130 inmates shared four hole-in-the-wall toilets which they cleaned with a bucket of cold water, he said.
And they washed by filling tiny bowls from a cold water bucket.
Once a week the detainees were taken to a room with an open, barred, roof to walk around for an hour, he said.
‘There was a guy who sat in one corner selling tiny pot noodles – that was the only thing I’d eat.’
He was there for five days while his mum battled the British embassy to have him flown home, he said.
Eventually, after paying for the flight home plus 500 Baht (£11.94) per night for the five nights in the deportation centre, he was released to fly home.
He was able to take the footage because he smuggled in his phone in a pack of baby wipes, he said.
He said: ‘Once you’re in there you have no contact with anyone and no way to get your money, so unless someone is fighting for you on the outside and knows you’re there you have no hope.
‘I’m very lucky I managed to get my phone in and that my mum was contacting the embassy: otherwise I’d still be there.
‘The deportation centre was the worst thing I’ve seen in my life.
‘I really want to put it all behind me but it’s important for people to know what it’s like: I want people to know what goes on over there.
‘Lots of people let their visas run out and then pay a small fee to renew them, but don’t do it, don’t risk it at all.
‘I don’t want anyone else to become a victim of this.
‘I’m never going back to Thailand.
‘Tourism built and holds up their economy but they just want more.
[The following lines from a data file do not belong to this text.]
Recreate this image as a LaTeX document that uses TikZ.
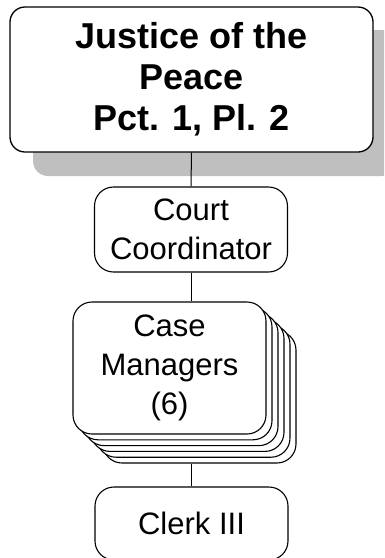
\documentclass[tikz,border=0pt]{standalone}
\usepackage{fontspec}
\setmainfont{Liberation Sans}
\usetikzlibrary{positioning}

\begin{document}
\begin{tikzpicture}[x=1pt,y=-1pt,
			Judge/.style={rectangle,rounded corners=15pt,draw=black,line width=1.3pt,fill=white,minimum width=363pt,minimum height=145pt,align=center,font=\fontsize{36}{41}\selectfont\bfseries},
			Staff/.style={rectangle,rounded corners=19pt,draw=black,line width=1.1pt,fill=white,minimum width=193pt,align=center,font=\fontsize{31}{39}\selectfont},
			]
			
			%frame
			\useasboundingbox (0,0) rectangle (384,558);
			\clip (0,0) rectangle (384,558);
			
			%shadow
			\fill[black!25,rounded corners=15pt] (33,30) rectangle (396,176);
			
			%judge
			\node[Judge] (JP) at (191.5,79.5) {Justice of the\\Peace\\Pct. 1, Pl. 2};
			
			%coordinator
			\node[Staff,minimum height=85pt] (Coord) at (191,229.5) {Court\\Coordinator};
			
			%case managers
			\foreach \k in {5,4,3,2,1}
			{
				\node[Staff,minimum height=132pt] (Case\k) at (169.5+6*\k,368+5.8*\k) {};
			}
			\node[Staff,minimum height=132pt] (Case) at (169.5,368) {Case\\Managers\\(6)};
			
			%clerk
			\node[Staff,minimum height=73pt] (Clerk) at (191.5,523.5) {Clerk III};
			
			\draw[line width=1pt] (JP.south) -- (Coord.north);
			\draw[line width=1pt] (Coord.south) -- (Coord.south |- Case.north);
			\draw[line width=1pt] (Clerk.north) -- (Clerk.north |- Case5.south);
			
	\end{tikzpicture}
\end{document}
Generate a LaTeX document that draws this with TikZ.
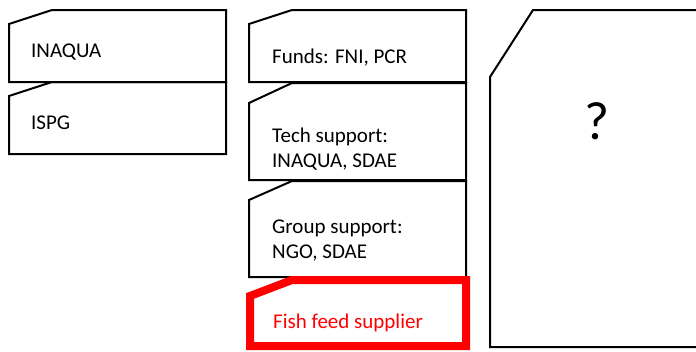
\documentclass[tikz,border=0pt]{standalone}
\usepackage{fontspec}
\setmainfont{Carlito}
\begin{document}
\begin{tikzpicture}[x=1pt,y=-1pt,
  box/.style={draw=black,line width=2pt,line join=miter},
  redbox/.style={draw=red,line width=8pt,line join=miter},
  lbl/.style={anchor=base west,inner sep=0pt,font=\fontsize{21}{25.6}\selectfont},
]
\useasboundingbox (0,0) rectangle (696,351);
% left column
\draw[box] (9,24) -- (52,10) -- (226,10) -- (226,82) -- (9,82) -- cycle;
\draw[box] (9,96) -- (52,82) -- (226,82) -- (226,154) -- (9,154) -- cycle;
\node[lbl] (inaqua) at (31,57) {INAQUA};
\node[lbl] (ispg) at (31,129) {ISPG};
% middle column
\draw[box] (249,24) -- (292,10) -- (466,10) -- (466,82) -- (249,82) -- cycle;
\draw[box] (249,103) -- (292,83) -- (466,83) -- (466,180) -- (249,180) -- cycle;
\draw[box] (249,200) -- (292,181) -- (466,181) -- (466,277) -- (249,277) -- cycle;
\draw[redbox] (250,296) -- (292,280) -- (466,280) -- (466,346) -- (250,346) -- cycle;
\node[lbl] (funds) at (272,63) {Funds: FNI, PCR};
\node[lbl] (tech) at (272,142) {\vtop{\hbox{Tech support:}\hbox{INAQUA, SDAE}}};
\node[lbl] (group) at (272,233) {\vtop{\hbox{Group support:}\hbox{NGO, SDAE}}};
\node[lbl,text=red] (fish) at (273,328) {Fish feed supplier};
% right box
\draw[box] (696,10) -- (533,10) -- (490,77) -- (490,347) -- (696,347);
\node[anchor=base,inner sep=0pt,font=\fontsize{54}{60}\selectfont] (q) at (597,139) {?};
\end{tikzpicture}
\end{document}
They imprison people then charge them but give them no means to access their money to pay, so they’re basically stuck and it’s a money maker for the authorities.’
The man said it was commonplace for people to overstay on Thai visas and he believed officials usually asked for a small fee to renew the documents.
But he was arrested after a disagreement with an ex, he says.
Police checked his passport and found he was a few days late renewing his visa, he said.
The police asked him to pay 50,000 Baht (£1,180) instead of 500 to release him straight away, and he couldn’t pay it, he said.
He was taken to court the next day where he was asked to pay 2,000 Baht for the visa overstay and 500 for the cost of the night he’d been detained.